-------- Given data --------

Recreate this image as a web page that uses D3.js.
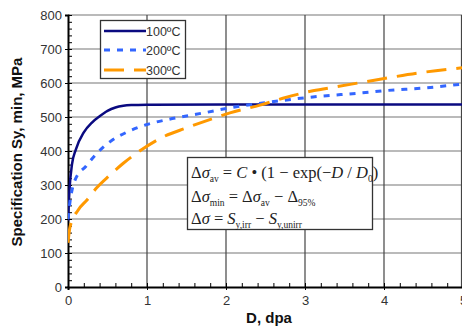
<!DOCTYPE html>
<html><head><meta charset="utf-8">
<script src="https://cdn.jsdelivr.net/npm/d3@7"></script>
<style>body{margin:0;background:#fff}svg{display:block}</style>
</head><body>
<svg id="c" width="462" height="328"></svg>
<script>
const seriesNames = ["100ºC", "200ºC", "300ºC"];
const d100 = [0, 0.02, 0.05, 0.1, 0.2, 0.3, 0.4, 0.5, 0.6, 0.7, 0.8, 1.0, 2, 3, 4, 5];
const v100 = [195, 290, 360, 405, 455, 483, 502, 518, 528, 533, 535, 536, 537, 537, 537, 537];
const d200 = [0, 0.025, 0.09, 0.23, 0.37, 0.53, 0.75, 1.0, 1.25, 1.5, 1.76, 2.05, 2.56, 3.1, 3.73, 4.04, 4.49, 5];
const v200 = [200, 250, 315, 356, 394, 427, 456, 478, 492, 503, 514, 527, 544, 559, 571, 578, 585, 597];
const d300 = [0, 0.025, 0.127, 0.24, 0.36, 0.53, 0.70, 0.87, 1.2, 1.5, 1.89, 2.05, 2.43, 2.72, 3.1, 3.4, 3.95, 4.42, 5];
const v300 = [130, 176, 226, 256, 291, 329, 364, 394, 441, 468, 500, 512, 535, 555, 577, 589, 611, 629, 645];
const xTicks = [0, 1, 2, 3, 4, 5];
const yTicks = [0, 100, 200, 300, 400, 500, 600, 700, 800];

const svg = d3.select("#c");
const x = d3.scaleLinear().domain([0, 5]).range([68, 463]);
const y = d3.scaleLinear().domain([0, 800]).range([287, 15]);

// grid
svg.append("g").selectAll("line").data(yTicks.slice(1)).join("line")
  .attr("x1", x(0)).attr("x2", 462).attr("y1", d => y(d)).attr("y2", d => y(d))
  .attr("stroke", "#777").attr("stroke-width", 1.2);
svg.append("g").selectAll("line").data(xTicks.slice(1)).join("line")
  .attr("x1", d => Math.min(x(d), 461.5)).attr("x2", d => Math.min(x(d), 461.5)).attr("y1", y(0)).attr("y2", y(800))
  .attr("stroke", "#444").attr("stroke-width", 1.2);

// axes
const yAx = svg.append("g").attr("transform", `translate(${x(0)},0)`)
  .call(d3.axisLeft(y).tickValues(yTicks).tickSize(3).tickPadding(3));
yAx.select(".domain").attr("stroke", "#000").attr("stroke-width", 2);
yAx.selectAll("text").attr("font-family", "Liberation Sans, Arial").attr("font-size", 13).attr("fill", "#333");
svg.append("g").attr("transform", `translate(${x(0)},0)`)
  .call(d3.axisRight(y).ticks(40).tickSize(4).tickFormat(""))
  .call(g => g.select(".domain").remove());

const xAx = svg.append("g").attr("transform", `translate(0,${y(0)})`)
  .call(d3.axisBottom(x).tickValues(xTicks).tickFormat(d3.format("d")).tickSize(3).tickPadding(6));
xAx.select(".domain").attr("stroke", "#000").attr("stroke-width", 2);
xAx.selectAll("text").attr("font-family", "Liberation Sans, Arial").attr("font-size", 13).attr("fill", "#333");
svg.append("g").attr("transform", `translate(0,${y(0)})`)
  .call(d3.axisTop(x).ticks(25).tickSize(4).tickFormat(""))
  .call(g => g.select(".domain").remove());

// labels
svg.append("text").attr("transform", "translate(22,152) rotate(-90)").attr("text-anchor", "middle")
  .attr("font-family", "Liberation Sans, Arial").attr("font-weight", "bold").attr("font-size", 15)
  .attr("fill", "#111").text("Specification Sy, min, MPa");
svg.append("text").attr("x", 269).attr("y", 323).attr("text-anchor", "middle")
  .attr("font-family", "Liberation Sans, Arial").attr("font-weight", "bold").attr("font-size", 15)
  .attr("fill", "#111").text("D, dpa");

// equation box
svg.append("rect").attr("x", 187.5).attr("y", 157.5).attr("width", 185).attr("height", 72)
  .attr("fill", "#fff").attr("stroke", "#333").attr("stroke-width", 1.3);
const eqLines = [
  [["Δ",""],["σ","i"],["av","s"],[" = ",""],["C","i"],[" • (1 − exp(−",""],["D","i"],[" / ",""],["D","i"],["0","s"],[")",""]],
  [["Δ",""],["σ","i"],["min","s"],[" = Δ",""],["σ","i"],["av","s"],[" − Δ",""],["95%","s"]],
  [["Δ",""],["σ","i"],[" = ",""],["S","i"],["y,irr","s"],[" − ",""],["S","i"],["y,unirr","s"]]
];
const eqY = [178, 202, 224];
eqLines.forEach((parts, i) => {
  const t = svg.append("text").attr("x", 191).attr("y", eqY[i])
    .attr("font-family", "Liberation Serif, Times New Roman").attr("font-size", 16.5).attr("fill", "#222");
  let prevSub = false;
  parts.forEach(([s, k]) => {
    const ts = t.append("tspan").text(s);
    if (k === "i") ts.attr("font-style", "italic");
    if (k === "s") ts.attr("font-size", 9.5);
    if (k === "s" && !prevSub) ts.attr("dy", 4);
    else if (k !== "s" && prevSub) ts.attr("dy", -4);
    else ts.attr("dy", 0);
    prevSub = k === "s";
  });
});

// curves
const line = d3.line().x(d => x(d[0])).y(d => y(d[1])).curve(d3.curveMonotoneX);
const series = [
  {xs: d100, vs: v100, color: "#0a0a80", dash: null, w: 2.5},
  {xs: d200, vs: v200, color: "#3366ff", dash: "6,7", w: 3},
  {xs: d300, vs: v300, color: "#ff9900", dash: "20,10", w: 3}
];
svg.append("clipPath").attr("id", "pc").append("rect")
  .attr("x", x(0)).attr("y", y(800)).attr("width", 462 - x(0)).attr("height", y(0) - y(800));
series.forEach(s => {
  svg.append("path").datum(s.xs.map((d, i) => [d, s.vs[i]]))
    .attr("d", line).attr("fill", "none").attr("stroke", s.color)
    .attr("stroke-width", s.w).attr("stroke-dasharray", s.dash).attr("clip-path", "url(#pc)");
});

// legend
svg.append("rect").attr("x", 100.5).attr("y", 20.5).attr("width", 85).attr("height", 58)
  .attr("fill", "#fff").attr("stroke", "#333").attr("stroke-width", 1.3);
const legY = [31, 50, 70];
series.forEach((s, i) => {
  svg.append("line").attr("x1", 104).attr("x2", 146).attr("y1", legY[i]).attr("y2", legY[i])
    .attr("stroke", s.color).attr("stroke-width", s.w).attr("stroke-dasharray", s.dash);
  svg.append("text").attr("x", 146).attr("y", legY[i] + 4.5)
    .attr("font-family", "Liberation Sans, Arial").attr("font-size", 12.5).attr("fill", "#333")
    .text(seriesNames[i]);
});
</script>
</body></html>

--------

Take the listing above and restate it word for word, without its pictures.

Result:
Recreate this image as a web page that uses D3.js.
<!DOCTYPE html>
<html><head><meta charset="utf-8">
<script src="https://cdn.jsdelivr.net/npm/d3@7"></script>
<style>body{margin:0;background:#fff}svg{display:block}</style>
</head><body>
<svg id="c" width="462" height="328"></svg>
<script>
const seriesNames = ["100ºC", "200ºC", "300ºC"];
const d100 = [0, 0.02, 0.05, 0.1, 0.2, 0.3, 0.4, 0.5, 0.6, 0.7, 0.8, 1.0, 2, 3, 4, 5];
const v100 = [195, 290, 360, 405, 455, 483, 502, 518, 528, 533, 535, 536, 537, 537, 537, 537];
const d200 = [0, 0.025, 0.09, 0.23, 0.37, 0.53, 0.75, 1.0, 1.25, 1.5, 1.76, 2.05, 2.56, 3.1, 3.73, 4.04, 4.49, 5];
const v200 = [200, 250, 315, 356, 394, 427, 456, 478, 492, 503, 514, 527, 544, 559, 571, 578, 585, 597];
const d300 = [0, 0.025, 0.127, 0.24, 0.36, 0.53, 0.70, 0.87, 1.2, 1.5, 1.89, 2.05, 2.43, 2.72, 3.1, 3.4, 3.95, 4.42, 5];
const v300 = [130, 176, 226, 256, 291, 329, 364, 394, 441, 468, 500, 512, 535, 555, 577, 589, 611, 629, 645];
const xTicks = [0, 1, 2, 3, 4, 5];
const yTicks = [0, 100, 200, 300, 400, 500, 600, 700, 800];

const svg = d3.select("#c");
const x = d3.scaleLinear().domain([0, 5]).range([68, 463]);
const y = d3.scaleLinear().domain([0, 800]).range([287, 15]);

// grid
svg.append("g").selectAll("line").data(yTicks.slice(1)).join("line")
  .attr("x1", x(0)).attr("x2", 462).attr("y1", d => y(d)).attr("y2", d => y(d))
  .attr("stroke", "#777").attr("stroke-width", 1.2);
svg.append("g").selectAll("line").data(xTicks.slice(1)).join("line")
  .attr("x1", d => Math.min(x(d), 461.5)).attr("x2", d => Math.min(x(d), 461.5)).attr("y1", y(0)).attr("y2", y(800))
  .attr("stroke", "#444").attr("stroke-width", 1.2);

// axes
const yAx = svg.append("g").attr("transform", `translate(${x(0)},0)`)
  .call(d3.axisLeft(y).tickValues(yTicks).tickSize(3).tickPadding(3));
yAx.select(".domain").attr("stroke", "#000").attr("stroke-width", 2);
yAx.selectAll("text").attr("font-family", "Liberation Sans, Arial").attr("font-size", 13).attr("fill", "#333");
svg.append("g").attr("transform", `translate(${x(0)},0)`)
  .call(d3.axisRight(y).ticks(40).tickSize(4).tickFormat(""))
  .call(g => g.select(".domain").remove());

const xAx = svg.append("g").attr("transform", `translate(0,${y(0)})`)
  .call(d3.axisBottom(x).tickValues(xTicks).tickFormat(d3.format("d")).tickSize(3).tickPadding(6));
xAx.select(".domain").attr("stroke", "#000").attr("stroke-width", 2);
xAx.selectAll("text").attr("font-family", "Liberation Sans, Arial").attr("font-size", 13).attr("fill", "#333");
svg.append("g").attr("transform", `translate(0,${y(0)})`)
  .call(d3.axisTop(x).ticks(25).tickSize(4).tickFormat(""))
  .call(g => g.select(".domain").remove());

// labels
svg.append("text").attr("transform", "translate(22,152) rotate(-90)").attr("text-anchor", "middle")
  .attr("font-family", "Liberation Sans, Arial").attr("font-weight", "bold").attr("font-size", 15)
  .attr("fill", "#111").text("Specification Sy, min, MPa");
svg.append("text").attr("x", 269).attr("y", 323).attr("text-anchor", "middle")
  .attr("font-family", "Liberation Sans, Arial").attr("font-weight", "bold").attr("font-size", 15)
  .attr("fill", "#111").text("D, dpa");

// equation box
svg.append("rect").attr("x", 187.5).attr("y", 157.5).attr("width", 185).attr("height", 72)
  .attr("fill", "#fff").attr("stroke", "#333").attr("stroke-width", 1.3);
const eqLines = [
  [["Δ",""],["σ","i"],["av","s"],[" = ",""],["C","i"],[" • (1 − exp(−",""],["D","i"],[" / ",""],["D","i"],["0","s"],[")",""]],
  [["Δ",""],["σ","i"],["min","s"],[" = Δ",""],["σ","i"],["av","s"],[" − Δ",""],["95%","s"]],
  [["Δ",""],["σ","i"],[" = ",""],["S","i"],["y,irr","s"],[" − ",""],["S","i"],["y,unirr","s"]]
];
const eqY = [178, 202, 224];
eqLines.forEach((parts, i) => {
  const t = svg.append("text").attr("x", 191).attr("y", eqY[i])
    .attr("font-family", "Liberation Serif, Times New Roman").attr("font-size", 16.5).attr("fill", "#222");
  let prevSub = false;
  parts.forEach(([s, k]) => {
    const ts = t.append("tspan").text(s);
    if (k === "i") ts.attr("font-style", "italic");
    if (k === "s") ts.attr("font-size", 9.5);
    if (k === "s" && !prevSub) ts.attr("dy", 4);
    else if (k !== "s" && prevSub) ts.attr("dy", -4);
    else ts.attr("dy", 0);
    prevSub = k === "s";
  });
});

// curves
const line = d3.line().x(d => x(d[0])).y(d => y(d[1])).curve(d3.curveMonotoneX);
const series = [
  {xs: d100, vs: v100, color: "#0a0a80", dash: null, w: 2.5},
  {xs: d200, vs: v200, color: "#3366ff", dash: "6,7", w: 3},
  {xs: d300, vs: v300, color: "#ff9900", dash: "20,10", w: 3}
];
svg.append("clipPath").attr("id", "pc").append("rect")
  .attr("x", x(0)).attr("y", y(800)).attr("width", 462 - x(0)).attr("height", y(0) - y(800));
series.forEach(s => {
  svg.append("path").datum(s.xs.map((d, i) => [d, s.vs[i]]))
    .attr("d", line).attr("fill", "none").attr("stroke", s.color)
    .attr("stroke-width", s.w).attr("stroke-dasharray", s.dash).attr("clip-path", "url(#pc)");
});

// legend
svg.append("rect").attr("x", 100.5).attr("y", 20.5).attr("width", 85).attr("height", 58)
  .attr("fill", "#fff").attr("stroke", "#333").attr("stroke-width", 1.3);
const legY = [31, 50, 70];
series.forEach((s, i) => {
  svg.append("line").attr("x1", 104).attr("x2", 146).attr("y1", legY[i]).attr("y2", legY[i])
    .attr("stroke", s.color).attr("stroke-width", s.w).attr("stroke-dasharray", s.dash);
  svg.append("text").attr("x", 146).attr("y", legY[i] + 4.5)
    .attr("font-family", "Liberation Sans, Arial").attr("font-size", 12.5).attr("fill", "#333")
    .text(seriesNames[i]);
});
</script>
</body></html>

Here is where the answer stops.